## Begin
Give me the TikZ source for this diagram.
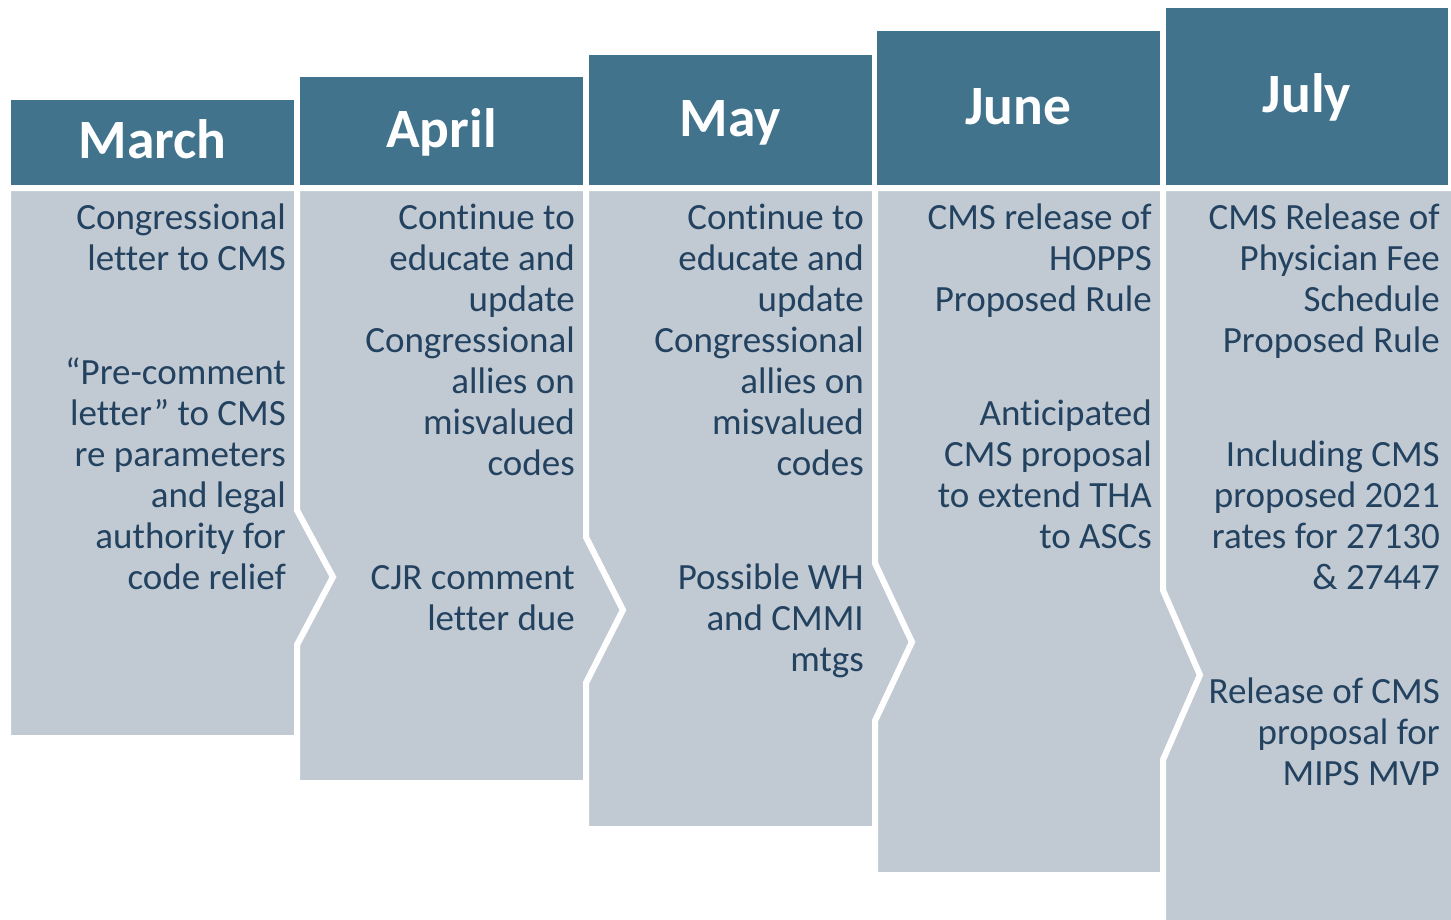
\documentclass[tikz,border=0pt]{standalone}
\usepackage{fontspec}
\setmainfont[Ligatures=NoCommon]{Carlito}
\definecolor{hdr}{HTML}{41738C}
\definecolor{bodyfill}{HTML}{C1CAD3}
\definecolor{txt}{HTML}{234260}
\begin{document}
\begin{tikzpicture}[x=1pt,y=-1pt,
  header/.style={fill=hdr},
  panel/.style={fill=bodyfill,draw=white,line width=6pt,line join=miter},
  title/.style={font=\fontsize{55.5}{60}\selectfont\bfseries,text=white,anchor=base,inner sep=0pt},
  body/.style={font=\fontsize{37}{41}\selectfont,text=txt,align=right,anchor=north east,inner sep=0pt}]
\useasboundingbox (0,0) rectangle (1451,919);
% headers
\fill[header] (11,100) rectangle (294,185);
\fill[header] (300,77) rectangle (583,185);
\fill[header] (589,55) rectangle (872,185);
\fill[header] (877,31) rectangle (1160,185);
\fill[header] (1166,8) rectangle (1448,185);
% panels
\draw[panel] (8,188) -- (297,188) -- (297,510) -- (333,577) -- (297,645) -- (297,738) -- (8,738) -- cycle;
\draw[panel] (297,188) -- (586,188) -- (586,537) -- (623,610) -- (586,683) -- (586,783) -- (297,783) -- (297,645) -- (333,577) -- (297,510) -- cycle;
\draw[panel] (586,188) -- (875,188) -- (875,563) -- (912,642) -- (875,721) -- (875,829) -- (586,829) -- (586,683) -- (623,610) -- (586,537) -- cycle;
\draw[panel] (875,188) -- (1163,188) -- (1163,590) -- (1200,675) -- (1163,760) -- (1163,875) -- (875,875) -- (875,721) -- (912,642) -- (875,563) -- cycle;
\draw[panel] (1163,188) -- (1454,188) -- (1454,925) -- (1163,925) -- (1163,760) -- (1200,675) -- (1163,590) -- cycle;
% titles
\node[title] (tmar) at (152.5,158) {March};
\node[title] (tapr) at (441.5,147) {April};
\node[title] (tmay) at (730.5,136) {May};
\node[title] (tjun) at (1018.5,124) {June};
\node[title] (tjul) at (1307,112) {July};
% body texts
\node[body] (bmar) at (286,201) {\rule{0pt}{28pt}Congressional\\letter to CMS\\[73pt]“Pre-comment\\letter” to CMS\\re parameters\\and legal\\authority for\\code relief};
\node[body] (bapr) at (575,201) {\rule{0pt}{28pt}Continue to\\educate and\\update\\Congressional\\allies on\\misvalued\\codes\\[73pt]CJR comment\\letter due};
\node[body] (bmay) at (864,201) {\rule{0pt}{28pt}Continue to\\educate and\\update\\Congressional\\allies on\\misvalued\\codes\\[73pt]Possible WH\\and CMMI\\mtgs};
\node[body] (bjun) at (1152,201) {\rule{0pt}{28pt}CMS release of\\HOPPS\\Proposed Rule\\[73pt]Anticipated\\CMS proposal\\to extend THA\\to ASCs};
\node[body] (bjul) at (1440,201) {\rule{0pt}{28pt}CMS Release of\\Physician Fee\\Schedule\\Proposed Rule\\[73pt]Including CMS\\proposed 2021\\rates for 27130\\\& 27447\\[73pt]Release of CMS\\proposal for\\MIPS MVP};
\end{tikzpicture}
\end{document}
## End
## Begin
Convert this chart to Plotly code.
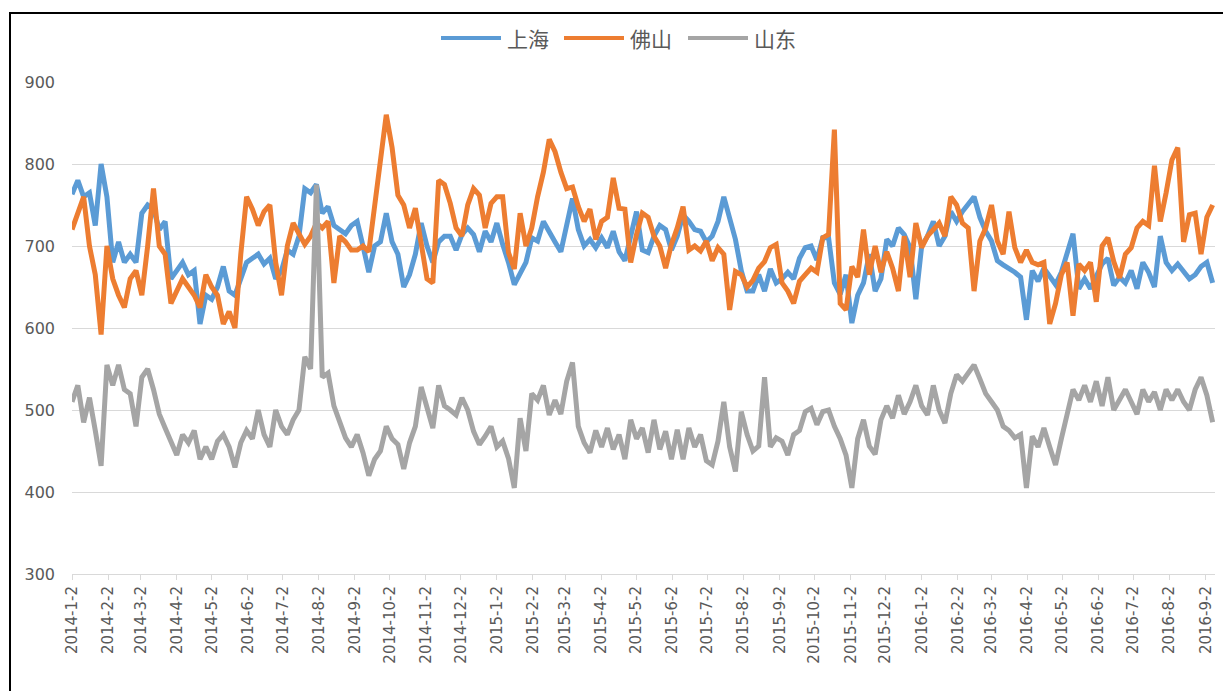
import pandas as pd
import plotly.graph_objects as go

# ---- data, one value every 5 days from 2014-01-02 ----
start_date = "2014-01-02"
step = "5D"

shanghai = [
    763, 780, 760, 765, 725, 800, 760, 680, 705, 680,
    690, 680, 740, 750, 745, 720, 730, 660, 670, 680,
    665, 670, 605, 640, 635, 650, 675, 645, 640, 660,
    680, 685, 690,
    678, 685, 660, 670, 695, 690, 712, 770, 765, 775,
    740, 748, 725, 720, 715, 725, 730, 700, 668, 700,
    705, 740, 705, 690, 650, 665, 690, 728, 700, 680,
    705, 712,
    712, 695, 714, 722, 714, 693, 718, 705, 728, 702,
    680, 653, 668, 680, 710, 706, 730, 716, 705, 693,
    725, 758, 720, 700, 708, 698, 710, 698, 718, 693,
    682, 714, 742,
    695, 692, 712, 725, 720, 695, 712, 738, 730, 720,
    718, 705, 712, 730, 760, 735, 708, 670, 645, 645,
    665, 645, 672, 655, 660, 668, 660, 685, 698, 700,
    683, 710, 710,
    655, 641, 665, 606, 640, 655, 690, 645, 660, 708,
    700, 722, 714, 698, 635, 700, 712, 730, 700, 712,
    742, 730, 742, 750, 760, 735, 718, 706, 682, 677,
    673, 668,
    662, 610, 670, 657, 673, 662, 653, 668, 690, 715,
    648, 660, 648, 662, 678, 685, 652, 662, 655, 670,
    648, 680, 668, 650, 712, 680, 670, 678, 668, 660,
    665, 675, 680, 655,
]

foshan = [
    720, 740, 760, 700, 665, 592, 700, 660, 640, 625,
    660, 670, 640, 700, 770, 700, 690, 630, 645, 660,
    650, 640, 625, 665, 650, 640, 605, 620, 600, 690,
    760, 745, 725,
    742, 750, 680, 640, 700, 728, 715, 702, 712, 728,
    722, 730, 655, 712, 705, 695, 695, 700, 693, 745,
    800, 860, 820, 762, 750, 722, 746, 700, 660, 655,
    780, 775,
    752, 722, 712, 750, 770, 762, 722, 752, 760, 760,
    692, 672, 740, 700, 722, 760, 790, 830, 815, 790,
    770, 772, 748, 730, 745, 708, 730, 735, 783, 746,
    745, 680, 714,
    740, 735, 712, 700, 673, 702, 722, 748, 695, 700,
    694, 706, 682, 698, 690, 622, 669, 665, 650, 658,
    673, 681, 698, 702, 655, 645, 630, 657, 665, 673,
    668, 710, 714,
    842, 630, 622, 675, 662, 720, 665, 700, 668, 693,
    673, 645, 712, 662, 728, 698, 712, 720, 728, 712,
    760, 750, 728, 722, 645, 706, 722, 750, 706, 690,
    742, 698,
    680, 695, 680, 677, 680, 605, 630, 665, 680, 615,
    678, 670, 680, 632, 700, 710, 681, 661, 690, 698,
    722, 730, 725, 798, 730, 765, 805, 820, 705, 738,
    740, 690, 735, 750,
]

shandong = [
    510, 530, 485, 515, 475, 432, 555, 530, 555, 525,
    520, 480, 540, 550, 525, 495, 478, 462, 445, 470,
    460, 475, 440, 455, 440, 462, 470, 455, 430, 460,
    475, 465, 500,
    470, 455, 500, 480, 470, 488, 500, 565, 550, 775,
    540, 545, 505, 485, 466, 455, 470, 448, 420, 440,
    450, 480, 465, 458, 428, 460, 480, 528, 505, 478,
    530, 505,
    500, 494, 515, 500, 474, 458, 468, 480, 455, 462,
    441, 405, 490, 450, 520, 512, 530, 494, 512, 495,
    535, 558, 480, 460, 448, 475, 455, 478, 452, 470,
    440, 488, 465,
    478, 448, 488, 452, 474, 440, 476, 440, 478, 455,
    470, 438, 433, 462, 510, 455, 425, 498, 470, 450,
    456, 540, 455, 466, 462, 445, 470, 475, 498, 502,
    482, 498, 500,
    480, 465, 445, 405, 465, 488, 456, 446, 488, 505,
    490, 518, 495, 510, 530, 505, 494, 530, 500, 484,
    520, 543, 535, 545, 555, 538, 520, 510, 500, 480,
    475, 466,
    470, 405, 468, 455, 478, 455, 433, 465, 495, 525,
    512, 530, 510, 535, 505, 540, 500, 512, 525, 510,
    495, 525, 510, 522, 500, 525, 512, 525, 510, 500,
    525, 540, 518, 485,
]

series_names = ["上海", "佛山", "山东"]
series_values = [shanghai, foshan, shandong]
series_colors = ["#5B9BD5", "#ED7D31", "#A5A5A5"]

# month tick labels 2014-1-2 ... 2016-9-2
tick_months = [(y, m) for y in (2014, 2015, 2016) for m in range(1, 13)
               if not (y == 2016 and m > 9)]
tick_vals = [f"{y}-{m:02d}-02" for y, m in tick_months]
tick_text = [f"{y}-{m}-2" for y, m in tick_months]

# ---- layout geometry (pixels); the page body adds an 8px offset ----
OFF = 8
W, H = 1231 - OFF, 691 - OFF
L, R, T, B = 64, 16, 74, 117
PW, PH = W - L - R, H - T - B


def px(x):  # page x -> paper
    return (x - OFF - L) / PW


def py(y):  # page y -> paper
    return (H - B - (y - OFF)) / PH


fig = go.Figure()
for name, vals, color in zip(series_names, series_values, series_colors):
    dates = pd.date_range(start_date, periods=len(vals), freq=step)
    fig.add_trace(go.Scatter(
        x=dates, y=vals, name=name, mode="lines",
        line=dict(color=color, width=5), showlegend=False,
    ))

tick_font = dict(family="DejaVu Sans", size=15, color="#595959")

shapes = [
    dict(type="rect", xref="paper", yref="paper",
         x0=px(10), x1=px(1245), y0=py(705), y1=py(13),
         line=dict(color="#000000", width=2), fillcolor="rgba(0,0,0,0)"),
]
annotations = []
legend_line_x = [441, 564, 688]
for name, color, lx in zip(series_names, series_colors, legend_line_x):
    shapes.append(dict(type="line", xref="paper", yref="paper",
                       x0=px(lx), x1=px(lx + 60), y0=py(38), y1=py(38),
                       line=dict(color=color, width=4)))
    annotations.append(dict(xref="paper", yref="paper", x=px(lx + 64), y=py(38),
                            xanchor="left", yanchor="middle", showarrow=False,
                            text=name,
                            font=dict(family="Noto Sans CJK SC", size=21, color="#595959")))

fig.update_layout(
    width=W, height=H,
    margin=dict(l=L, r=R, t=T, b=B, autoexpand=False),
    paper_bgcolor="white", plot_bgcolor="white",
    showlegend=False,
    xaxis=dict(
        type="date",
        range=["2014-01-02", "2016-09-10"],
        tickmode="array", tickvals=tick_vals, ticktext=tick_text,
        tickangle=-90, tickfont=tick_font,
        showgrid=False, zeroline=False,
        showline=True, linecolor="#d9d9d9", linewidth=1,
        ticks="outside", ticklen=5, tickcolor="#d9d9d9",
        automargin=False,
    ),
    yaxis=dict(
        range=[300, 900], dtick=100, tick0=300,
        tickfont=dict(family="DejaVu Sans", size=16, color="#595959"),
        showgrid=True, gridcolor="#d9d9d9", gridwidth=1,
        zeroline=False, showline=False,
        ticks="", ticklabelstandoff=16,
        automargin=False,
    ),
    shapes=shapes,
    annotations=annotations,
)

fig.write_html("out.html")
## End
Each line of the data that includes the word "this" counts once; report the total and nothing more.

Written solution: 2